Они сгрудились кучкой в углу комнаты для приемов партийной штаб-квартиры, где влиятельные лица партии собрались, чтобы сэкономить деньги и время, отметив одновременно Рождество и проводы на покой функционеров-ветеранов. Зарплаты работников аппарата обычно были жалкими, условия труда — кошмарными, и при этом предполагалось, что они не станут демонстрировать ни независимого ума, ни независимых манер. В ответ трудяги рассчитывали на признание их заслуг по прошествии изрядного количества лет либо в форме приглашения на прием в Букингемский дворец и скромного места в ежегодном наградном списке, либо прощального приема, на котором обычно недоступные министры собирались вместе, чтобы выпить сладкого немецкого вина, потыкать вилкой в сосиску и поздравить уходящих на пенсию служащих, о существовании которых они часто и не подозревали. Однако Урхарт с удовольствием выполнял эти свои обязанности по отношению к пожилой, но еще энергичной секретарше миссис Стэгг. Больше в партии никто, кажется, не был достаточно стар, чтобы помнить, как она появилась в их штаб-квартире. Приготовленный ею чай был отвратительным пойлом, ее кофе не отличался от чая, зато ее чувство юмора было глотком свежего воздуха среди помпезности, обычной среди политиков, и одного ее шумного появления в комнате часто бывало достаточно, чтобы предотвратить какое-нибудь неприятное столкновение. Урхарт влюбился в нее, когда больше тридцати лет назад свежеиспеченным членом парламента зачарованно наблюдал, как она, обнаружив на пиджаке холостяка Тэда Хита оторванную пуговицу, заставила лидера партии раздеться до рубашки и тут же пришила ему новую. Урхарт знал, что это была уже третья ее попытка уйти на пенсию, но теперь, в семьдесят два года, эта попытка скорее всего была последней. Ради нее Урхарт решил отложить свои дела в сторону, что ему, впрочем, не совсем удалось.
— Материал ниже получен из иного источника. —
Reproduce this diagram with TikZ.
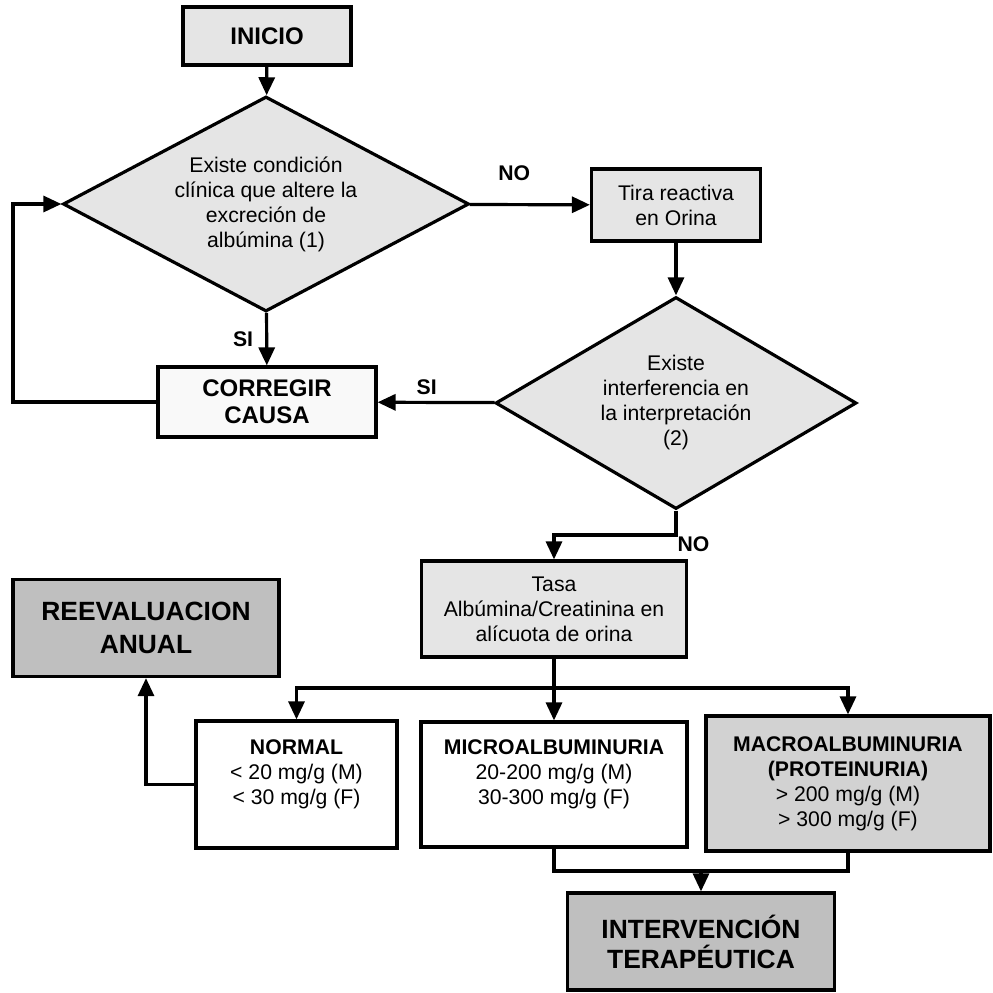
\documentclass[tikz,border=0pt]{standalone}
\usepackage{fontspec}
\setmainfont{Liberation Sans}
\usetikzlibrary{shapes.geometric,arrows.meta}

\begin{document}
\begin{tikzpicture}[x=0.5pt,y=-0.5pt,line width=1.6pt,>={Triangle[length=9pt,width=8pt]},
	box/.style={shape=rectangle,draw=black,align=center,inner sep=2pt,font=\fontsize{10.6}{12.5}\selectfont},
	decision/.style={shape=diamond,draw=black,fill=gray!20,align=center,inner sep=0pt,font=\fontsize{10.6}{12.5}\selectfont},
	tag/.style={font=\bfseries\fontsize{10.6}{12.5}\selectfont,inner sep=1pt}]
	\useasboundingbox (0,0) rectangle (993,993);

	\node[box,fill=gray!20,minimum width=84pt,minimum height=29pt,font=\bfseries\fontsize{12}{14}\selectfont] (inicio) at (267,36) {INICIO};
	\node[decision,aspect=1.89,minimum width=203pt,minimum height=107.5pt] (cond) at (266,204) {Existe condición\\clínica que altere la\\excreción de\\albúmina (1)};
	\node[box,fill=gray!5,minimum width=109pt,minimum height=35pt,font=\bfseries\fontsize{12}{13.5}\selectfont] (corregir) at (267,402) {CORREGIR\\CAUSA};
	\node[box,fill=gray!20,minimum width=84.5pt,minimum height=36pt] (tira) at (676,205) {Tira reactiva\\en Orina};
	\node[decision,aspect=1.7,minimum width=180.5pt,minimum height=106pt] (interf) at (676,403) {Existe\\interferencia en\\la interpretación\\(2)};
	\node[box,fill=gray!20,minimum width=132.5pt,minimum height=48pt] (tasa) at (554,609) {Tasa\\Albúmina/Creatinina en\\alícuota de orina};
	\node[box,fill=gray!50,minimum width=133pt,minimum height=48.5pt,font=\bfseries\fontsize{13.2}{16.5}\selectfont] (reeval) at (146,628) {REEVALUACION\\ANUAL};
	\node[box,fill=white,minimum width=100.5pt,minimum height=63.5pt] (normal) at (296.5,784.5) {\textbf{NORMAL}\\< 20 mg/g (M)\\< 30 mg/g (F)\\~};
	\node[box,fill=white,minimum width=133pt,minimum height=62.5pt] (micro) at (554,784.5) {\textbf{MICROALBUMINURIA}\\20-200 mg/g (M)\\30-300 mg/g (F)\\~};
	\node[box,fill=gray!35,minimum width=142pt,minimum height=67.5pt] (macro) at (848,783.5) {\textbf{MACROALBUMINURIA}\\\textbf{(PROTEINURIA)}\\> 200 mg/g (M)\\> 300 mg/g (F)};
	\node[box,fill=gray!50,minimum width=133.5pt,minimum height=48.5pt,font=\bfseries\fontsize{13.2}{15}\selectfont] (interv) at (701,941.5) {INTERVENCIÓN\\TERAPÉUTICA};

	\coordinate (loop) at (13,402);
	\coordinate (bend) at (676,535);
	\coordinate (split) at (554,688);
	\coordinate (join) at (701,871);

	\path[->] (inicio) edge (cond);
	\path[->] (cond) edge node[tag,left=5pt]{SI} (corregir);
	\path[->] (cond) edge node[tag,above=10pt,pos=0.37]{NO} (tira);
	\path[->] (tira) edge (interf);
	\path[->] (interf) edge node[tag,above=2pt,pos=0.58]{SI} (corregir);
	\draw[->] (corregir) -- (loop) |- (cond);
	\draw[->] (interf) -- (bend) node[tag,below right,inner sep=0pt]{NO} -| (tasa);
	\draw (tasa) -- (split);
	\draw[->] (split) -| (normal);
	\path[->] (split) edge (micro);
	\draw[->] (split) -| (macro);
	\draw[->] (normal) -| (reeval);
	\draw (micro) |- (join) -| (macro);
	\path[->] (join) edge (interv);
\end{tikzpicture}
\end{document}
— Это просто невозможно, — повторил канцлер казначейства, — в магазинах Рождества почти не чувствуется, а спад начался раньше, чем мы ожидали. Мы можем припудрить статистику, месяц, или два поводить всех за нос, но нам никого не обмануть, когда на Пасху выпускники школ заполнят бюро по трудоустройству. Большинство прямо со школьной скамьи встанут в очередь за пособием по безработице, и мы ни фига с этим не поделаем.
Четверо мужчин стояли в кружок, головой друг к другу, словно охраняя жуткие секреты. Урхарт спросил министра финансов, есть ли реальные шансы оттянуть наступление спада на пару месяцев, чтобы выиграть время. Но канцлер казначейства только подтвердил то, что Урхарт и сам знал.